In support of its contention, defendant cites to Mountain States Telephone and Telegraph v. Hinchcliffe, 204 F.2d 381 (10th Cir. 1953), a suit to recover damages for negligent failure to provide proper telephone service to plaintiff's business. The Court held that the evidence *981 was sufficient to support recovery of lost profits as well as damages for inconvenience and business interference where the telephone company had negligently failed to provide adequate services. The Hinchcliffe tort action is clearly inapplicable to this cause since the rights and liabilities of the parties in this lawsuit are governed exclusively by Tariff No. 260. Defendant relies upon Atlanta Standard Telephone Co. v. Porter, 117 Ga. 124, 43 S.E. 441 (1903), to define an "interruption" of telephone services as not only total cessation of the service but any service falling short of service reasonably suited to the purpose intended. Porter is likewise inapplicable to this lawsuit because of the controlling provisions of Tariff No. 260.

In determining the number of stations "affected" by the service interruptions, this Court cannot adopt an interpretation of that provision contrary to that which is clearly set forth in the tariff itself. Tariff No. 260 provides the method for determining the number of stations "affected," and this Court is bound to follow its provisions, irrespective of the defendant's seemingly more equitable logic. The question of law for determination by this Court is whether, in accord with the provisions of F.C.C. Tariff No. 260, service interruption at only the Miami station constitutes service interruption at only one station for credit purposes or constitutes service interruption as to all twelve stations.

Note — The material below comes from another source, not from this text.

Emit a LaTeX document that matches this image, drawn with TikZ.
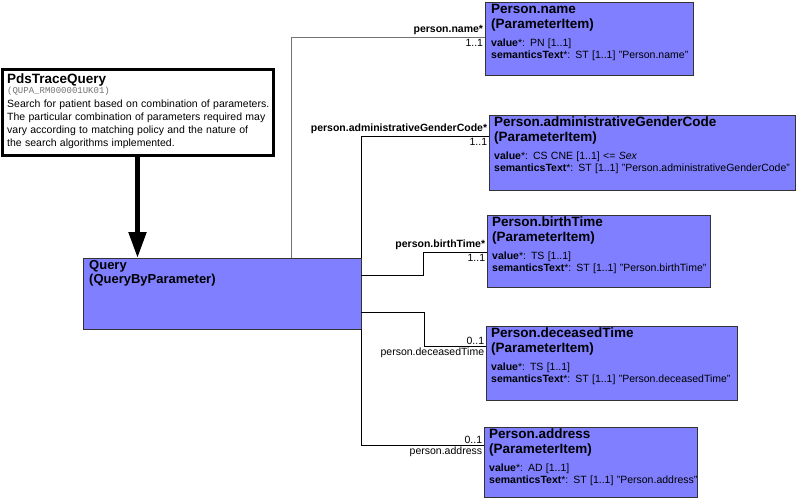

The formula set forth in Section 2.4.8(A) (6) (b) (i) provides that the number of stations affected shall be used in allowing credit for interruptions. Moreover, the method for determining the number of stations "affected" is clearly set forth in Section 2.4.8(A) of the tariff as follows:

. . . [o]nly those stations on the interrupted portions of a service shall be considered in determining the number of stations affected.

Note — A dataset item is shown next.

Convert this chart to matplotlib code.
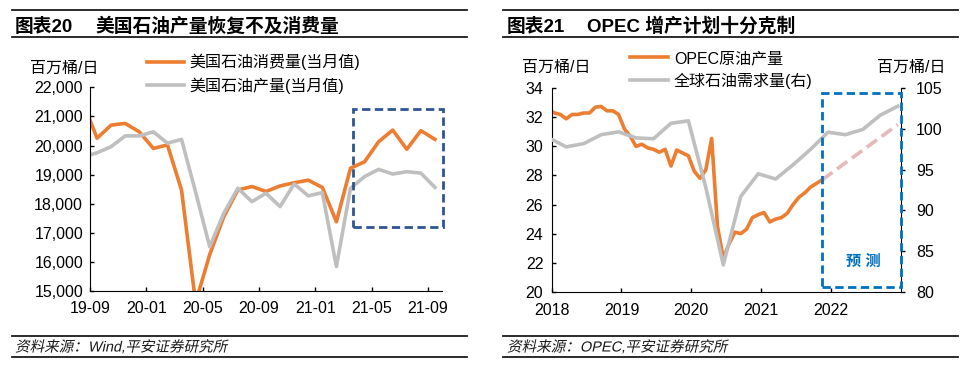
import matplotlib
matplotlib.use('Agg')
import matplotlib.pyplot as plt
import matplotlib.transforms as mtransforms
from matplotlib.lines import Line2D
from matplotlib.patches import Rectangle, PathPatch
from matplotlib.textpath import TextPath
from matplotlib.font_manager import FontProperties
from matplotlib.ticker import FuncFormatter
import numpy as np
import pandas as pd

plt.rcParams['font.family'] = ['Liberation Sans', 'Noto Sans CJK SC']

# ---- 图表20 数据 (月度, 2019-08 ~ 2021-09) ----
us_start, us_end = '2019-08', '2021-09'
us_consumption = [21500, 20250, 20700, 20760, 20470, 19900, 20020, 18470, 14600, 16250,
                  17550, 18470, 18590, 18420, 18610, 18720, 18810, 18560, 17380, 19220,
                  19440, 20130, 20530, 19870, 20510, 20210]
us_production = [19600, 19750, 19960, 20330, 20330, 20470, 20080, 20210, 18400, 16520,
                 17670, 18530, 18070, 18360, 17900, 18680, 18270, 18380, 15840, 18530,
                 18930, 19180, 19020, 19100, 19050, 18560]
us_tick_labels = ['19-09', '20-01', '20-05', '20-09', '21-01', '21-05', '21-09']

# ---- 图表21 数据 ----
opec_start, opec_end = '2017-12', '2021-11'
opec_prod = [32.5, 32.3, 32.2, 31.9, 32.2, 32.2, 32.3, 32.3, 32.7, 32.75, 32.45, 32.45, 32.2,
             31.2, 30.7, 30.0, 30.15, 29.9, 29.8, 29.6, 29.8, 28.65, 29.75, 29.55, 29.35,
             28.3, 27.8, 28.4, 30.55, 24.5, 22.3, 23.3, 24.1, 24.0, 24.3, 25.1, 25.3,
             25.45, 24.8, 25.0, 25.1, 25.4, 26.0, 26.5, 26.8, 27.2, 27.45, 27.7]
opec_fc_months = ['2021-11', '2022-12']
opec_fc = [27.7, 31.5]
demand_start, demand_end = '2017Q4', '2022Q4'
world_demand = [98.9, 97.8, 98.2, 99.3, 99.65, 98.9, 98.8, 100.7, 101.0, 92.8, 83.3,
                91.7, 94.5, 93.85, 95.6, 97.5, 99.6, 99.3, 99.95, 101.7, 102.8]
year_labels = ['2018', '2019', '2020', '2021', '2022']

ORANGE = '#ED7D31'
GRAY = '#BFBFBF'
PINK = '#E6B9B8'
W, H = 970, 366


def fx(px):
    return px / W


def fy(py):
    return 1 - py / H


def mpos(p, y0):
    # 月中位置, 以 y0 年1月初为 0
    return (p.year - y0) * 12 + p.month - 1 + 0.5


def slanted_text(fig, x_px, base_px, s, size_pt):
    # 中文字体没有斜体, 用剪切变换画成斜体
    prop = FontProperties(family=['Liberation Sans', 'Noto Sans CJK SC'])
    path = TextPath((0, 0), s, size=size_pt * fig.dpi / 72, prop=prop)
    tr = mtransforms.Affine2D().skew_deg(12, 0).translate(x_px, H - base_px)
    fig.add_artist(PathPatch(path, transform=tr, fc='#1a1a1a', ec='none', lw=0))


fig = plt.figure(figsize=(9.7, 3.66), dpi=100)

# ================= 左图 =================
ax1 = fig.add_axes([fx(90), fy(291), fx(442) - fx(90), fy(87.3) - fy(291)])
us_x = np.arange(len(us_consumption)) - 0.5  # 2019-09 -> 0.5
ax1.plot(us_x, us_consumption, color=ORANGE, lw=2.6, label='美国石油消费量(当月值)')
ax1.plot(us_x, us_production, color=GRAY, lw=2.6, label='美国石油产量(当月值)')
ax1.set_xlim(0, 25)
ax1.set_ylim(15000, 22000)
ax1.set_yticks(range(15000, 22001, 1000))
ax1.yaxis.set_major_formatter(FuncFormatter(lambda v, _: f'{v:,.0f}'))
ax1.set_xticks(range(0, 25, 4))
ax1.set_xticklabels(us_tick_labels)
off = mtransforms.ScaledTranslation(4 / 100, 0, fig.dpi_scale_trans)
for lbl in ax1.get_xticklabels():
    lbl.set_transform(lbl.get_transform() + off)
for s in ['top', 'right']:
    ax1.spines[s].set_visible(False)
ax1.tick_params(direction='in', length=3, width=1, labelsize=11.5, pad=5)
ax1.tick_params(axis='x', pad=7)
ax1.add_patch(Rectangle((18.7, 17200), 25.07 - 18.7, 21250 - 17200, fill=False,
                        ec='#2E5590', lw=2, ls=(0, (3, 1.6)), clip_on=False, zorder=5))
ax1.legend(loc='upper left', bbox_to_anchor=(fx(147), fy(54)), bbox_transform=fig.transFigure,
           frameon=False, fontsize=11.5, borderpad=0, borderaxespad=0, handlelength=2.3,
           handletextpad=0.35, labelspacing=0.45)
fig.text(fx(30), fy(68), '百万桶/日', fontsize=11.5, va='center', ha='left')

# ================= 右图 =================
ax2 = fig.add_axes([fx(551.7), fy(291.7), fx(900.7) - fx(551.7), fy(88.3) - fy(291.7)])
ax3 = ax2.twinx()
opec_x = [mpos(p, 2018) for p in pd.period_range(opec_start, opec_end, freq='M')]
fc_x = [mpos(pd.Period(m, freq='M'), 2018) for m in opec_fc_months]
dem_x = [mpos(q.asfreq('M', 'end'), 2018) for q in pd.period_range(demand_start, demand_end, freq='Q')]

l1, = ax2.plot(opec_x, opec_prod, color=ORANGE, lw=2.6, label='OPEC原油产量')
ax2.plot(fc_x, opec_fc, color=PINK, lw=2.6, dashes=(3.5, 1.6))
l2, = ax3.plot(dem_x, world_demand, color=GRAY, lw=2.6, label='全球石油需求量(右)')

ax2.set_xlim(0, 60)
ax2.set_ylim(20, 34)
ax2.set_yticks(range(20, 35, 2))
ax2.set_xticks(range(0, 60, 12))
ax2.set_xticklabels(year_labels)
off2 = mtransforms.ScaledTranslation(2 / 100, 0, fig.dpi_scale_trans)
for lbl in ax2.get_xticklabels():
    lbl.set_transform(lbl.get_transform() + off2)
ax3.set_ylim(80, 105)
ax3.set_yticks(range(80, 106, 5))
for s in ['top', 'right']:
    ax2.spines[s].set_visible(False)
for s in ['top', 'left', 'bottom']:
    ax3.spines[s].set_visible(False)
ax2.tick_params(direction='in', length=3, width=1, labelsize=11.5, pad=6)
ax2.tick_params(axis='x', pad=8)
ax3.tick_params(direction='out', length=3, width=1, labelsize=11.5, pad=8)

ax3.add_patch(Rectangle((46.4, 20.3), 13.6, 13.4, transform=ax2.transData, fill=False,
                        ec='#0070C0', lw=2, ls=(0, (3, 1.6)), clip_on=False, zorder=5))
ax3.text(53.6, 22.07, '预 测', transform=ax2.transData, color='#0070C0', fontsize=11,
         fontweight='bold', ha='center', va='center')
ax3.legend(handles=[l1, l2], loc='upper left', bbox_to_anchor=(fx(630), fy(51)),
           bbox_transform=fig.transFigure, frameon=False, fontsize=11.5, borderpad=0,
           borderaxespad=0, handlelength=2.4, handletextpad=0.35, labelspacing=0.4)
fig.text(fx(522), fy(67), '百万桶/日', fontsize=11.5, va='center', ha='left')
fig.text(fx(877), fy(67), '百万桶/日', fontsize=11.5, va='center', ha='left')

# ================= 标题与来源 =================
for x0, x1 in [(12, 467), (503, 958)]:
    for yy in [10, 37, 335.7, 357.3]:
        fig.add_artist(Line2D([fx(x0), fx(x1)], [fy(yy), fy(yy)], transform=fig.transFigure,
                              color='#1a1a1a', lw=1.3))
fig.text(fx(15), fy(26.5), '图表20', fontsize=13.5, fontweight='bold', va='center')
fig.text(fx(95), fy(26.5), '美国石油产量恢复不及消费量', fontsize=13.5, fontweight='bold', va='center')
fig.text(fx(507), fy(26.5), '图表21', fontsize=13.5, fontweight='bold', va='center')
fig.text(fx(587), fy(26.5), 'OPEC 增产计划十分克制', fontsize=13.5, fontweight='bold', va='center')
slanted_text(fig, 15, 351.5, '资料来源：Wind,平安证券研究所', 10.5)
slanted_text(fig, 507, 351.5, '资料来源：OPEC,平安证券研究所', 10.5)

fig.savefig('out.png', dpi=100)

The above provision, in defining what stations are "affected," is controlling and dispositive of the issue in this lawsuit. This section does not permit credit allowances for the entire service when one or more but less than all of the stations on the service experience interruptions, nor does it allow for extra credit allowances when the station which incurs interruptions happens to be the most important station on the service from the viewpoint of the subscriber.

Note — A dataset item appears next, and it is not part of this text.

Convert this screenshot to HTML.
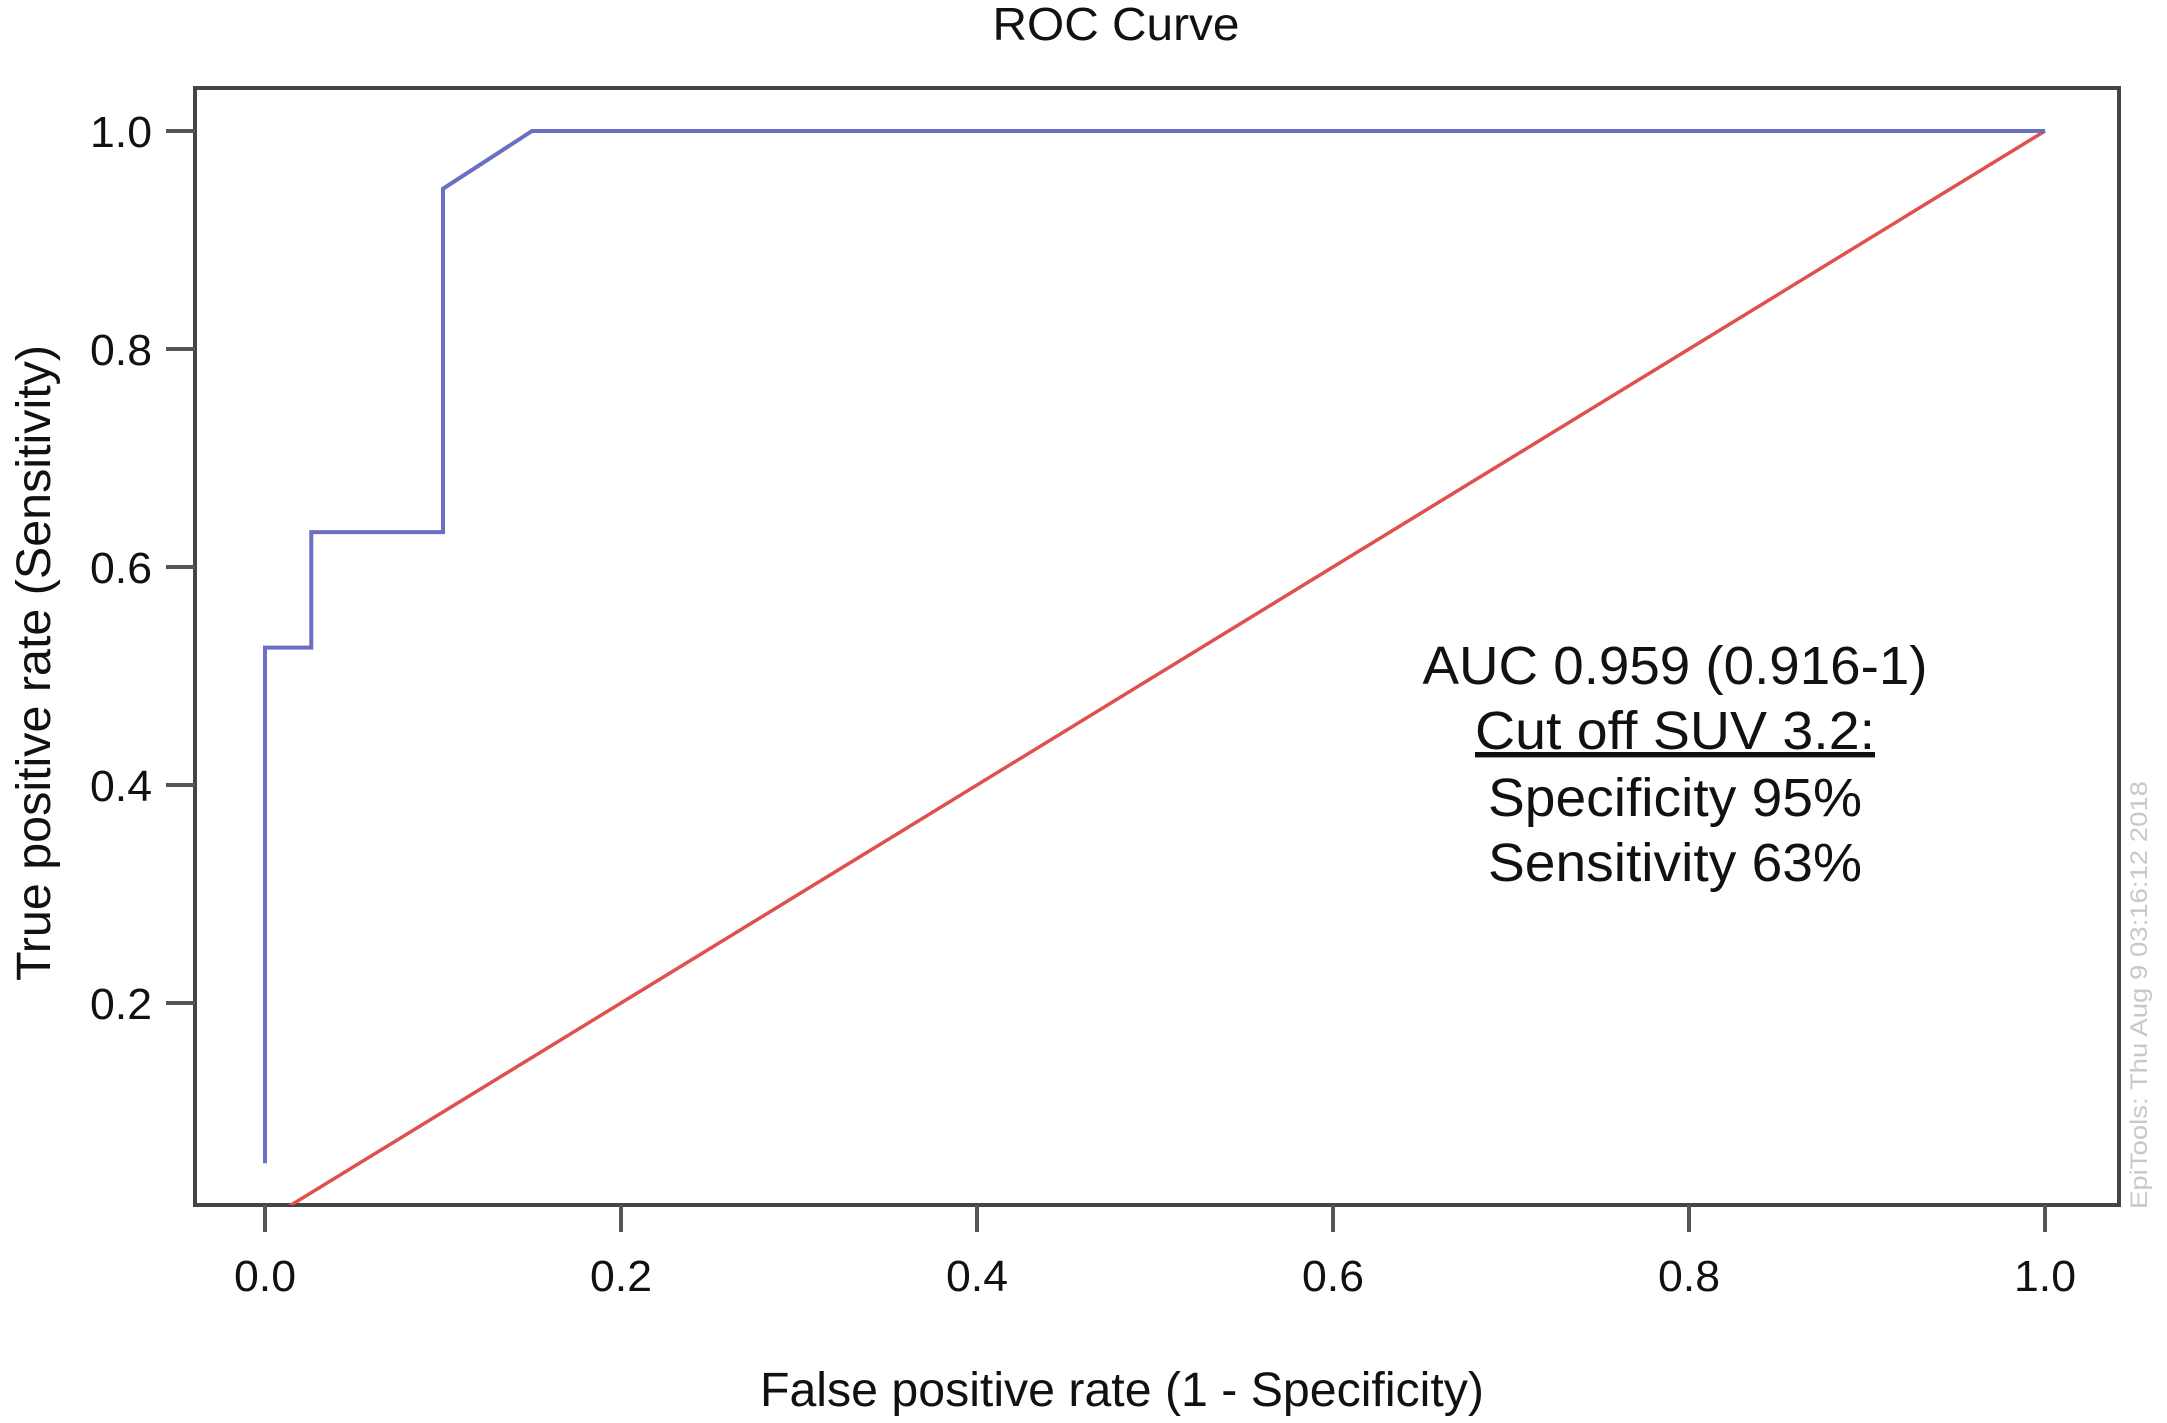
<!DOCTYPE html>
<html><head><meta charset="utf-8"><style>
html,body{margin:0;padding:0;background:#fff;}
svg{display:block;font-family:"Liberation Sans",sans-serif;}
</style></head><body>
<svg id="chart" width="2167" height="1423" viewBox="0 0 2167 1423">
<defs><clipPath id="plotclip"><rect x="195" y="88" width="1924" height="1117"/></clipPath></defs>
<text x="1116" y="40" font-size="46" text-anchor="middle" fill="#111" textLength="247" lengthAdjust="spacingAndGlyphs">ROC Curve</text>
<rect x="195" y="88" width="1924" height="1117" fill="none" stroke="#444" stroke-width="4"/>
<g id="xaxis"></g>
<g id="yaxis"></g>
<g id="series" clip-path="url(#plotclip)"></g>
<text x="1122" y="1406" font-size="48" text-anchor="middle" fill="#111" textLength="724" lengthAdjust="spacingAndGlyphs">False positive rate (1 - Specificity)</text>
<text transform="translate(50,663) rotate(-90)" font-size="48" text-anchor="middle" fill="#111" textLength="636" lengthAdjust="spacingAndGlyphs">True positive rate (Sensitivity)</text>
<g font-size="54" text-anchor="middle" fill="#111">
<text x="1675" y="684" textLength="505" lengthAdjust="spacingAndGlyphs">AUC 0.959 (0.916-1)</text>
<text x="1675" y="749" text-decoration="underline" textLength="400" lengthAdjust="spacingAndGlyphs">Cut off SUV 3.2:</text>
<text x="1675" y="816" textLength="374" lengthAdjust="spacingAndGlyphs">Specificity 95%</text>
<text x="1675" y="881" textLength="374" lengthAdjust="spacingAndGlyphs">Sensitivity 63%</text>
</g>
<text transform="translate(2147,995) rotate(-90)" font-size="24" text-anchor="middle" fill="#c8c8c8" textLength="428" lengthAdjust="spacingAndGlyphs">EpiTools: Thu Aug  9 03:16:12 2018</text>
</svg>
<script>
const xTicks = [0.0, 0.2, 0.4, 0.6, 0.8, 1.0];
const xTickLabels = ["0.0", "0.2", "0.4", "0.6", "0.8", "1.0"];
const yTicks = [0.2, 0.4, 0.6, 0.8, 1.0];
const yTickLabels = ["0.2", "0.4", "0.6", "0.8", "1.0"];
const rocFPR = [0, 0, 0.026, 0.026, 0.1, 0.1, 0.15, 1.0];
const rocTPR = [0.053, 0.526, 0.526, 0.632, 0.632, 0.947, 1.0, 1.0];
const refFPR = [0, 1];
const refTPR = [0, 1];

const NS = "http://www.w3.org/2000/svg";
function sx(v){ return 265 + v * 1780; }
function sy(v){ return 1221 - v * 1090; }
function mk(tag, attrs, parent){
  const e = document.createElementNS(NS, tag);
  for (const k in attrs) e.setAttribute(k, attrs[k]);
  parent.appendChild(e);
  return e;
}
const xg = document.getElementById('xaxis');
xTicks.forEach((t,i)=>{
  const l = mk('line',{x1:sx(t),x2:sx(t),y1:1205,y2:1232,stroke:'#555','stroke-width':4},xg);
  
  
  const tx = mk('text',{x:sx(t),y:1291,'font-size':44,'text-anchor':'middle',fill:'#111',textLength:62,lengthAdjust:'spacingAndGlyphs'},xg);
  tx.textContent = xTickLabels[i];
  
  
});
const yg = document.getElementById('yaxis');
yTicks.forEach((t,i)=>{
  const l = mk('line',{x1:166,x2:195,y1:sy(t),y2:sy(t),stroke:'#555','stroke-width':4},yg);
  
  
  const tx = mk('text',{x:152,y:sy(t)+16,'font-size':44,'text-anchor':'end',fill:'#111',textLength:62,lengthAdjust:'spacingAndGlyphs'},yg);
  tx.textContent = yTickLabels[i];
  
  
});
const sg = document.getElementById('series');
const ref = mk('polyline',{points:refFPR.map((v,i)=>sx(v)+','+sy(refTPR[i])).join(' '),fill:'none',stroke:'#e0504f','stroke-width':3.5},sg);


const roc = mk('polyline',{points:rocFPR.map((v,i)=>sx(v)+','+sy(rocTPR[i])).join(' '),fill:'none',stroke:'#6b6fc4','stroke-width':4},sg);


</script>
</body></html>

Section 2.4.8(A) unambiguously limits the credit allowance to the station or stations on the service which in fact experience interruptions. It would be anomalous to define the term "affected" stations as including the entire service when the tariff provides that only the stations incurring interruptions on the service are to be considered "affected." Section 203(c) of Title 47, United States Code, permits no deviations from the schedules filed with the F.C.C., and thus this Court cannot create a credit exception contrary to the clear provisions of the tariff.


Section 2.4.8(A) (6) (b) (i) of Tariff No. 260 providing for credit allowances according to the number of stations affected is governed by Section 2.4.8(A) which defines an "affected" station as a station on the service which incurs interruption. Since only defendant's Miami station experienced interruptions in service, and not the remaining eleven stations, the amount of the credit allowance must be computed using only one station as being "affected." In accord with the above cited provisions of Tariff No. 260, plaintiff is entitled to summary judgment as a matter of law in the amount of $2,000 less $137.52 credit allowed to defendant for service interruptions.